• **DATA BLOCK**
------------
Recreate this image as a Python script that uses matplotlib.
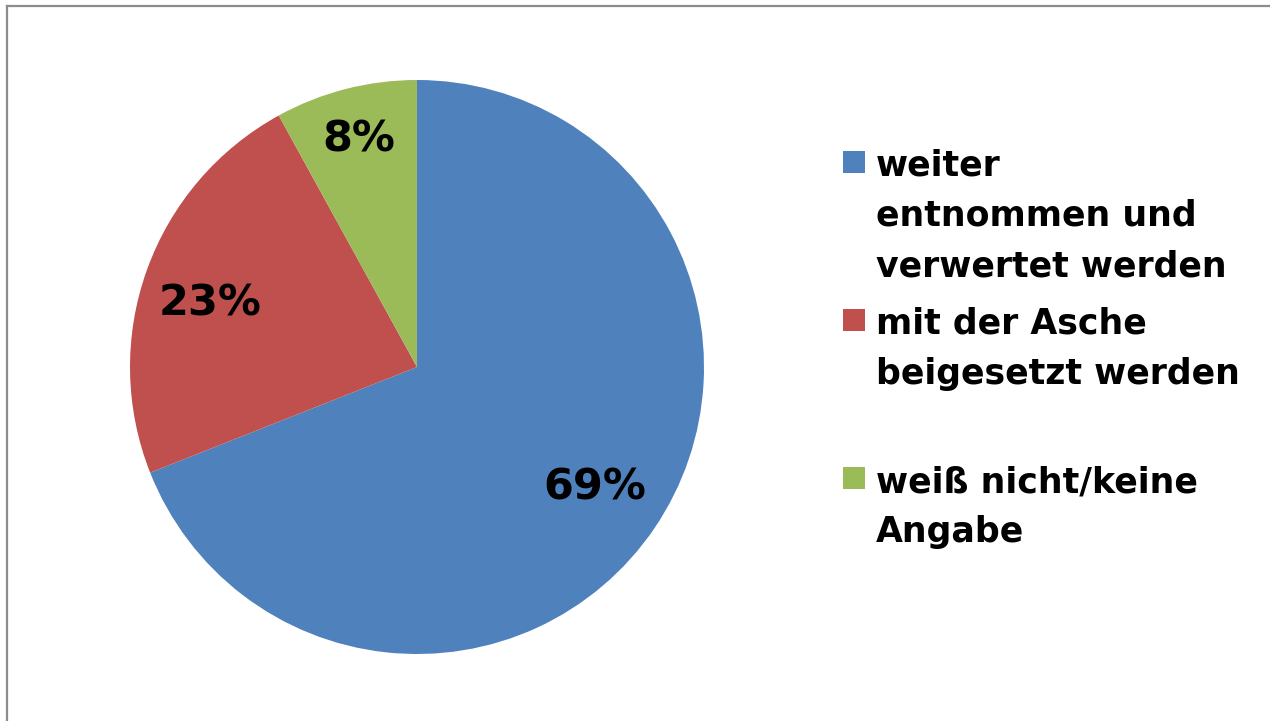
import matplotlib
matplotlib.use('Agg')
import matplotlib.pyplot as plt
from matplotlib.patches import Rectangle
from matplotlib.lines import Line2D

# --- DATA ---
labels = ["weiter\nentnommen und\nverwertet werden",
          "mit der Asche\nbeigesetzt werden",
          "weiß nicht/keine\nAngabe"]
values = [69, 23, 8]
colors = ['#4F81BD', '#C0504D', '#9BBB59']

plt.rcParams['font.family'] = ['DejaVu Sans']

W, H = 1270, 721
fig = plt.figure(figsize=(W / 100, H / 100), dpi=100)
fig.patch.set_facecolor('white')

# pie axes: center (417, 367) px, radius 287 px
cx, cy, r = 417, 367, 287
ax = fig.add_axes([(cx - r) / W, (H - cy - r) / H, 2 * r / W, 2 * r / H])
wedges, texts, autotexts = ax.pie(
    values, colors=colors, startangle=90, counterclock=False,
    autopct=lambda p: f"{p:.0f}%", pctdistance=0.75,
    wedgeprops=dict(linewidth=0),
    textprops=dict(fontsize=31, fontweight='bold', color='black'))
# nudge labels a little, like Excel's "best fit"
x, y = autotexts[1].get_position()
autotexts[1].set_position((x * 1.02, y * 0.87))
x, y = autotexts[2].get_position()
autotexts[2].set_position((x * 0.82 / 0.75, y * 0.82 / 0.75))
ax.set_xlim(-1, 1)
ax.set_ylim(-1, 1)
ax.set_aspect('equal')
ax.axis('off')

# --- LEGEND (manual, Excel-like spacing) ---
line_h = 50      # px between lines
entry_step = 158 # px between entry first baselines
first_base = 176
for i, (lab, col) in enumerate(zip(labels, colors)):
    base = first_base + i * entry_step
    sq_top = base - 25
    fig.patches.append(Rectangle((843 / W, (H - sq_top - 22) / H), 22 / W, 22 / H,
                                 transform=fig.transFigure, facecolor=col,
                                 edgecolor='none'))
    for j, line in enumerate(lab.split("\n")):
        fig.text(876 / W, (H - base - j * line_h) / H, line, fontsize=25,
                 fontweight='bold', color='black', ha='left', va='baseline')

# --- frame border (top and left) ---
fig.lines.append(Line2D([7 / W, 7 / W], [0, (H - 6) / H], transform=fig.transFigure,
                        color='#8c8c8c', linewidth=1.6))
fig.lines.append(Line2D([7 / W, 1], [(H - 6) / H, (H - 6) / H], transform=fig.transFigure,
                        color='#8c8c8c', linewidth=1.6))

fig.savefig('out.png', dpi=100, facecolor='white')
------------
• **TASK OBJECTIVE**
The lines from the start of the data through the line that contains "fig.patch.set_facecolor('white')" are to be returned exactly, please, with both ends included and every picture left out.

• **EXERCISE RESPONSE**
Recreate this image as a Python script that uses matplotlib.
import matplotlib
matplotlib.use('Agg')
import matplotlib.pyplot as plt
from matplotlib.patches import Rectangle
from matplotlib.lines import Line2D

# --- DATA ---
labels = ["weiter\nentnommen und\nverwertet werden",
          "mit der Asche\nbeigesetzt werden",
          "weiß nicht/keine\nAngabe"]
values = [69, 23, 8]
colors = ['#4F81BD', '#C0504D', '#9BBB59']

plt.rcParams['font.family'] = ['DejaVu Sans']

W, H = 1270, 721
fig = plt.figure(figsize=(W / 100, H / 100), dpi=100)
fig.patch.set_facecolor('white')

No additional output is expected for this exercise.